Footage of a man and woman having fake blood applied has been viewed thousands of times in posts claiming it shows Ukraine “faking” civilian casualties following the Russian invasion. In fact, the clip was filmed in 2020 on the set of a series called “Contamin”.
“Ukraine faking Russian civilian massacres for pity and more money from international community,” reads a post on BitChute from February 28.
The video, viewed more than 11,000 times, shows a man and a woman having fake blood smeared on their faces.
The video was shared in similar posts here, here and here as heavy shelling in Ukraine following Russia’s invasion on February 24 killed hundreds of civilians and forced more than 1.5 million people to flee the country.

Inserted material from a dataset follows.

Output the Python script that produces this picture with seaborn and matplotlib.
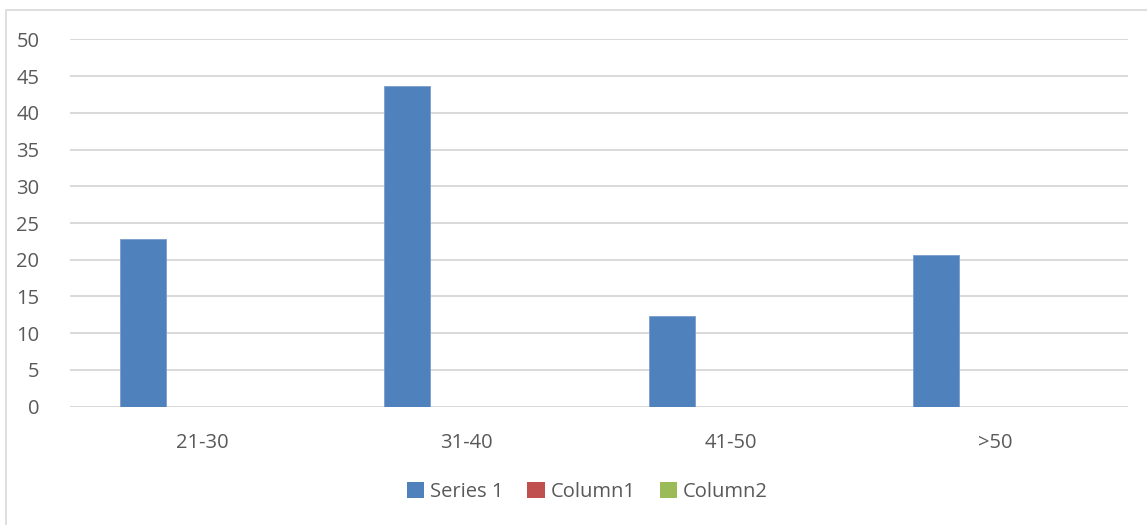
import numpy as np
import pandas as pd
import seaborn as sns
import matplotlib.pyplot as plt
from matplotlib.patches import Patch, Rectangle

# dados
faixas = ["21-30", "31-40", "41-50", ">50"]
series_1 = [22.8, 43.7, 12.4, 20.7]
column1 = [np.nan, np.nan, np.nan, np.nan]
column2 = [np.nan, np.nan, np.nan, np.nan]
series_names = ["Series 1", "Column1", "Column2"]
y_ticks = [0, 5, 10, 15, 20, 25, 30, 35, 40, 45, 50]

cores = {"Series 1": "#4f81bd", "Column1": "#c0504d", "Column2": "#9bbb59"}
cinza = "#595959"

df = pd.DataFrame({"Faixa": faixas, "Series 1": series_1,
                   "Column1": column1, "Column2": column2})
df_melted = df.melt(id_vars="Faixa", var_name="Serie", value_name="Valor")

sns.set_style("white")
plt.rcParams["font.family"] = ["Open Sans", "DejaVu Sans"]

fig = plt.figure(figsize=(11.47, 5.25), dpi=100)
ax = fig.add_axes([0.061, 0.2253, 0.9223, 0.6998])

sns.barplot(data=df_melted, x="Faixa", y="Valor", hue="Serie",
            hue_order=series_names, order=faixas, palette=cores,
            saturation=1, width=0.674, gap=0.227, errorbar=None,
            legend=False, ax=ax, edgecolor="#7a9ccc", linewidth=0.6)

ax.set_ylim(0, 50)
ax.set_xlim(-0.5, len(faixas) - 0.5)
ax.set_yticks(y_ticks)
ax.yaxis.grid(True, color="#d9d9d9", linewidth=1.4)
ax.set_axisbelow(True)
for s in ax.spines.values():
    s.set_visible(False)
ax.axhline(0, color="#d9d9d9", linewidth=1.4, zorder=0.5)
ax.tick_params(axis="both", length=0, labelsize=14.5, labelcolor=cinza)
ax.tick_params(axis="y", pad=22)
ax.tick_params(axis="x", pad=19)
ax.set_xlabel("")
ax.set_ylabel("")

handles = [Patch(facecolor=cores[n], edgecolor="none") for n in series_names]
fig.legend(handles, series_names, loc="center", bbox_to_anchor=(0.512, 0.063),
           ncol=3, frameon=False, fontsize=14.5, labelcolor=cinza,
           handlelength=0.85, handleheight=0.85, handletextpad=0.3,
           columnspacing=1.2)

# moldura do gráfico
fig.patches.append(Rectangle((0.0055, -0.1), 1.1, 1.081, transform=fig.transFigure,
                             fill=False, edgecolor="#d9d9d9", linewidth=1.2))

fig.savefig("out.png", dpi=100)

The clip was also posted by Simeon Boikov, a conspiracy theorist who runs a self-stylised military group called the Australian Cossacks, which aims to “promote pro-Russian sentiment,” he told Australia’s national broadcaster ABC.
“How the Media fabricate Fake War News (Propaganda),” reads the title of a YouTube video he posted sharing the footage on February 27, which has since attracted more than 49,000 views.
However, the claim is false.
The post from December 28, 2021 by a TikTok user called Daria Driuchenko features the description “Driu Production” and text overlay reading “Zombie movie”.
In the comments of the video, Driuchenko told people enquiring about the clip that it was made for a series called “Contamin”.
Here is a comparison between the footage shared in misleading posts (left) and in Driuchenko’s TikTok post (right).
Contacted by AFP, Driuchenko said the video showed behind-the-scenes footage of the making of “Contamin”, a series about a pandemic.
“We are filmmakers so we have a lot of ‘making-of’ videos,” she said.
She said the video was filmed in 2020 and sent AFP screenshots of similar clips, where the date saved on her phone is shown as November 14, 2020.
Driuchenko has since removed the video from her TikTok account.
The woman featured in the TikTok video can be seen in a scene in a video uploaded to Vimeo by Franklin titled “Contamin Reel”.
Below is an image comparison showing a screenshot from “Contamin Reel” (left) and the original video uploaded to TikTok (right).
The man in the video can be also seen in an Instagram post from Driu Productions’ account alongside hashtags “#contamin the process” and “#backstage”.
Here is a comparison of the man featured in the video (left) and Driu Production’s Instagram post (right).
AFP has debunked a wave of false claims about the Ukraine conflict.